In my design, case detection uses:

• next allocation bit from next header
• previous allocation bit stored in current header (prev_alloc)
• previous mini bit stored in current header (prev_mini) to compute prev location

Critical operations during coalescing:

• remove any neighbor free blocks being merged from their segregated lists
• compute new total size
• write new header (and footer if needed)
• update next block’s header flags to reflect the new previous-block status

This “update-next” step is non-negotiable because in a footerless design, the next block relies on the encoded prev_alloc / prev_mini bits for future correctness.

Heap extension: extend_heap

When no free block can satisfy a request:

• extend the heap by max(asize, chunksize) (chunked growth)
• create a new free block in the new region
• write a new epilogue at the end
• coalesce in case the previous terminal block was free

Chunking is a performance technique:

• reduces sbrk frequency
• amortizes extension overhead

realloc and calloc: correctness-first approach

realloc

I implemented realloc as:

1. if ptr == NULL: behave like malloc
2. if size == 0: free and return NULL
3. else:
   • allocate new block
   • memcpy min(old_payload_size, new_size)
   • free old block

This is not the most optimal realloc (in-place growth is possible), but it is reliable and passes functional correctness. It also demonstrates understanding of the semantics.

calloc

calloc is:

• compute total bytes = elements * size
• check overflow
• malloc(total)
• memset to 0

Overflow checks matter because elements * size can wrap around and create a too-small allocation with dangerous writes.

Debugging: what my heap checker enforces

The heap checker is where you show you understand allocator invariants.

My checker validates:

Block-level invariants (implicit heap)

• prologue and epilogue correctness
• block sizes are multiples of 16
• payload pointers are aligned
• each block address is within heap bounds
• no consecutive free blocks remain uncoalesced
• header size field matches computed traversal size
• prev_alloc bit matches the actual allocation of the previous block (where applicable)

Free-list invariants (segregated lists)

• number of free blocks in seg lists matches free blocks in heap traversal
• blocks are in the correct bucket by size class
• pointer integrity:
  • for non-mini blocks: next->prev == current
• no cycles (tortoise-hare)
• every free-list pointer lies inside heap bounds

This is the part recruiters care about, even more than the specific data structure: it shows discipline in systems correctness.

The key design lesson: metadata is a budget

This lab forced a concrete mindset shift:

• Every convenience feature in an allocator (footers everywhere, doubly-linked lists everywhere) is paid for in bytes.
• Every byte in metadata is a byte not usable by payload.
• Utilization is not an abstract metric; it is literally a consequence of representation choices.

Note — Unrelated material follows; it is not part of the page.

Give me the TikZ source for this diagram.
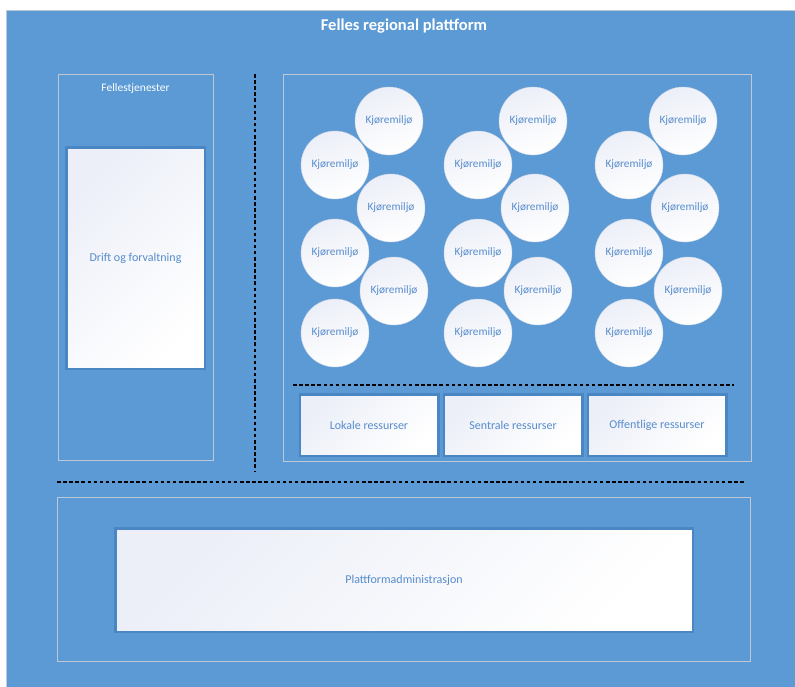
\documentclass[tikz,border=0pt]{standalone}
\usepackage{fontspec}
\setmainfont{Carlito}
\usepackage{tikz}
\usetikzlibrary{shapes,positioning}

\definecolor{bgblue}{RGB}{91,154,213}
\definecolor{tileedge}{RGB}{74,134,196}
\definecolor{paneledge}{RGB}{190,200,215}
\definecolor{envedge}{RGB}{205,212,228}
\definecolor{tiletop}{RGB}{236,239,248}
\definecolor{tiletext}{RGB}{86,140,204}

\begin{document}
\begin{tikzpicture}[x=1pt, y=-1pt,
		basic/.style   = {rectangle, align=center, inner sep=0pt},
		panel/.style   = {basic, draw=paneledge, thin},
		tile/.style    = {basic, draw=tileedge, line width=2.5pt, top color=tiletop, bottom color=white, shading angle=45, text=tiletext, font=\fontsize{12}{14}\selectfont},
		env/.style     = {circle, draw=envedge, thin, inner sep=0pt, minimum size=68pt, top color=tiletop, bottom color=white, shading angle=20, text=tiletext, font=\fontsize{11.3}{13}\selectfont},
		divider/.style = {draw=black, line width=2.6pt, dash pattern=on 3.5pt off 2.6pt},
		heading/.style = {basic, text=white}]
		
		\useasboundingbox (0,0) rectangle (795,686);
		
		% Outer frame with title
		\node[basic, fill=bgblue, draw=paneledge, anchor=north west, minimum width=792pt, minimum height=679pt] (plattform) at (6,10) {};
		\node[heading, font=\bfseries\fontsize{16.5}{18}\selectfont] (title) at (404,26) {Felles regional plattform};
		
		% Panels
		\node[panel, minimum width=155pt, minimum height=386pt] (felles) at (135.5,267) {};
		\node[heading, font=\fontsize{11.5}{13}\selectfont, below=9.5pt of felles.north] (fellestitle) {Fellestjenester};
		\node[panel, minimum width=468pt, minimum height=387pt] (miljo) at (517,267.5) {};
		\node[panel, minimum width=693pt, minimum height=164pt] (admpanel) at (403.5,579) {};
		
		% Dotted dividers
		\draw[divider] (255,74) -- (255,472);
		\draw[divider] (57,482) -- (746,482);
		\draw[divider] (293,385) -- (734,385);
		
		% Service boxes
		\node[tile, minimum width=138.5pt, minimum height=221.5pt] (drift) at (135.5,258) {Drift og forvaltning};
		\node[tile, minimum width=577.5pt, minimum height=103.5pt] (admin) at (404,580) {Plattformadministrasjon};
		
		% Resource boxes, placed side by side
		\begin{scope}[every node/.style={tile, minimum width=138.5pt, minimum height=61.5pt}]
			\node (lokale) at (369,425) {Lokale ressurser};
			\node [right=3pt of lokale] (sentrale) {Sentrale ressurser};
			\node [right=3pt of sentrale] (offentlige) {Offentlige ressurser};
		\end{scope}
		
		% Three columns of run environments
		\foreach \c/\lx/\rx in {1/335/389, 2/478/533, 3/629/683} {
			\node[env] (kj\c1) at (\rx,121) {Kjøremiljø};
			\node[env] (kj\c2) at (\lx,165) {Kjøremiljø};
			\node[env] (kj\c3) at (\rx+2,208) {Kjøremiljø};
			\node[env] (kj\c4) at (\lx,253) {Kjøremiljø};
			\node[env] (kj\c5) at (\rx+5,291) {Kjøremiljø};
			\node[env] (kj\c6) at (\lx,333) {Kjøremiljø};
		}
		
	\end{tikzpicture}
\end{document}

Removing footers improves utilization, but only if you redesign how you recover the necessary information for coalescing and navigation. That is why the prev_alloc and prev_mini bits exist: they are a compact way to retain safety without paying a full footer on every block.

Summary (what this demonstrates)

This project demonstrates:

• understanding of heap layout, alignment, and pointer arithmetic
• bit packing and low-level representation choices
• explicit vs implicit free list tradeoffs
• fragmentation tradeoffs (internal vs external)
• algorithmic tradeoffs (best-fit vs first-fit vs bounded search)
• disciplined invariant checking and debugging tooling